I sometimes experience involuntary images of things that I’ve seen throughout the day or in the past appearing in front of me like a hallucination but it doesn’t feel like a hallucination as they only last a couple of seconds and they don’t appear solid like it’s there. they’re always see-through in appearance. can everyone here visualize a 3d object in front of them with their eyes open? does the visualized object appear solid in your sight and can everyone do this? has this kind of imagery ever become intrusive? I was diagnose with mild OCD in the past. don’t know if its my OCD acting up again.
A big welcome to our community! What you describe is something I haven’t heard of before but we’ll see if any other folks here have. Are you on any medications that could be causing that effect? Have you discussed it with any Drs, ie//neurologist. I would think there would be some pretty good interest as it does seem to be an uncommon thing. Presenting with something that makes medical people curios is often a good thing! Take Care, John.
Hi. My daughter has an intracranial AVM on her splenium and she used to get hi g of hallucinations and feelings that she had been stabbed etc. I put it down to her mental health. I have spoken to camhs but not the neurologist.
does her hallucinations happen often? because mine don’t always happen frequently and they don’t feel like hallucinations to me as they don’t appear solid, more like vivid mental imagery but i could be wrong.
They started about 2 years ago. She hasn’t told me about them recently so I think they have stopped
Hi! Welcome to the forum. I don’t know anything about this sort of thing, so I’m going to give a couple of examples that I know of and let you see if there is any connection to what is going on with you. If you think there is something going on, I think you need to see a neurologist.
Story 1. Oliver Sacks was an eminent neurologist in Brooklyn or the Bronx in the US. He was the doctor in the film “Awakenings” (though the character in that film was given the name Sayer, I think). He wrote a book called The Man Who Mistook His Wife For A Hat, which is a collection of neurological stories, which I’ve read and enjoy.

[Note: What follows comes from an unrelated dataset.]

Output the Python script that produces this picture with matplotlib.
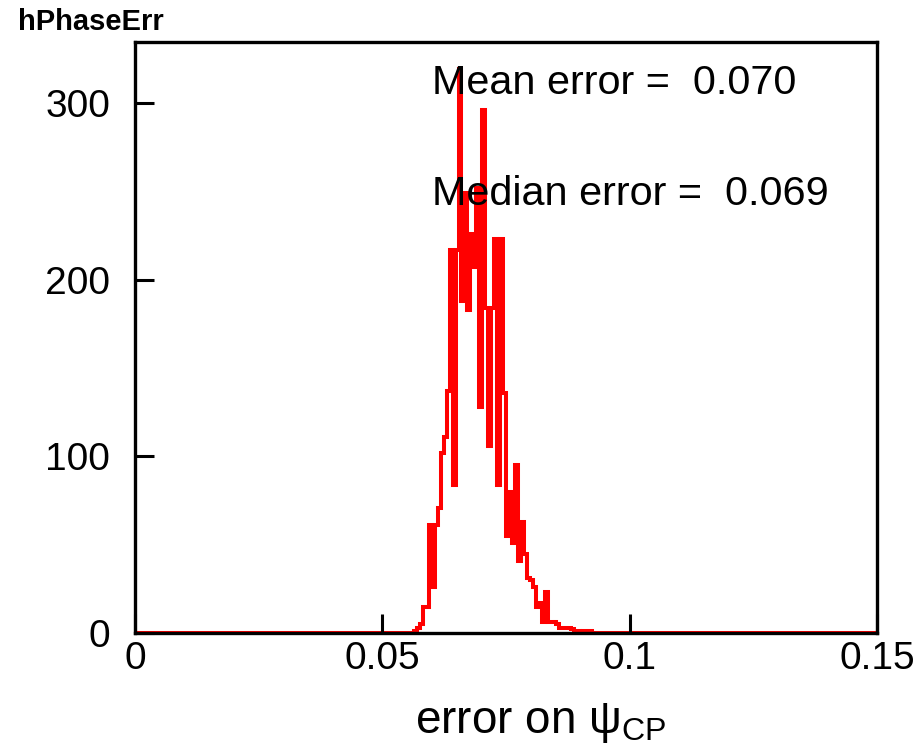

The first story is about a patient who has issues with his eyesight. At least, he had difficulty with perceiving certain things. When given a sight test, he was 20:20. However, Dr Sacks’ analysis of his patient was that he had developed a visual agnosia, which meant that he had lost the ability to match shapes to what they were. As a consequence of that, his brain would try to make sense of what he could see and would present possible answers. Consequently, for some reason, on one occasion, at the end of their meeting with Dr Sacks the patient got up to leave and looked for his hat. His brain saw the shapes on the chair next to him and presented them to him as a hat, so he grasped it and tried to pick it up. It turned out that it wasn’t in fact his hat, but his wife.
Now, this story shows someone with quite an advanced deficit with the part of the brain that deals with “gnosis” – the knowing that an object is something, rather than just a shape – and other examples in that story show how advanced an issue the patient had.
Story 2. One of my elderly relatives has vascular dementia. It has lots of effects on them but one is perhaps relevant here. When they are sitting in their lounge, they can see all the way down the street. The problem that they have is that they can’t make out the distant shapes of what is going on at the end of the street, perhaps. So in the same way that when it is dark at night and you look out into the gloom, you see things that are not there, they see things that are not there in daytime. I know as a child, the lumps and bumps in my bedspread were enough for me to see a crocodile crawling up the covers in the dark, or the pattern and folds of material turned into a face hiding behind the curtain, etc. Our brains do this pattern-matching activity and present answers to us.
With my elderly relative, I think they are also starting to have a bit of an issue with that recognition part of their brain, that when a tree bows in the wind, they see a person walking at an odd angle in the street, or a car passing at the end of the road tempts them to see an aeroplane flying at nearly ground level. They know these things are not right and it worries them but it is probably a trick of the brain, doing the same as in story 1, that the pattern-matching of shapes to what they really are is not as good as it used to be and images of improbable things are being presented.
So… I wonder if your AVM is affecting the same part of your brain and is starting to present images of the wrong things to you.
As I say, I’ve no idea. I just know the one story and I know my relative sees things that we know aren’t there. I think it’s something to take up with a neurologist if it bothers you. I’m sure there could be other good reasons, too. So my ideas above may well be irrelevant: I’m not a doctor.
I do hope this helps. Very best wishes,
If I could make a self-diagnosis of what I’m experiencing, I say that I’m the one that’s imagining or visualizing these things but they have become a bit intrusive and out of my control at times. I don’t really feel that it’s a hallucination since they don’t look solid and only last a couple of seconds.
I’ve not had this, and it doesn’t describe in the book that I’ve read how these things appear but it strikes me that each individual part of the brain does a specific thing and if your AVM has affected the part of your brain that does this pattern-matching, then I don’t know how long it would present to you that what you can see is x before moving on to decide to decode it as y.
If it bothers you, it feels to me like a conversation to have with your primary care doctor and possibly a neurologist.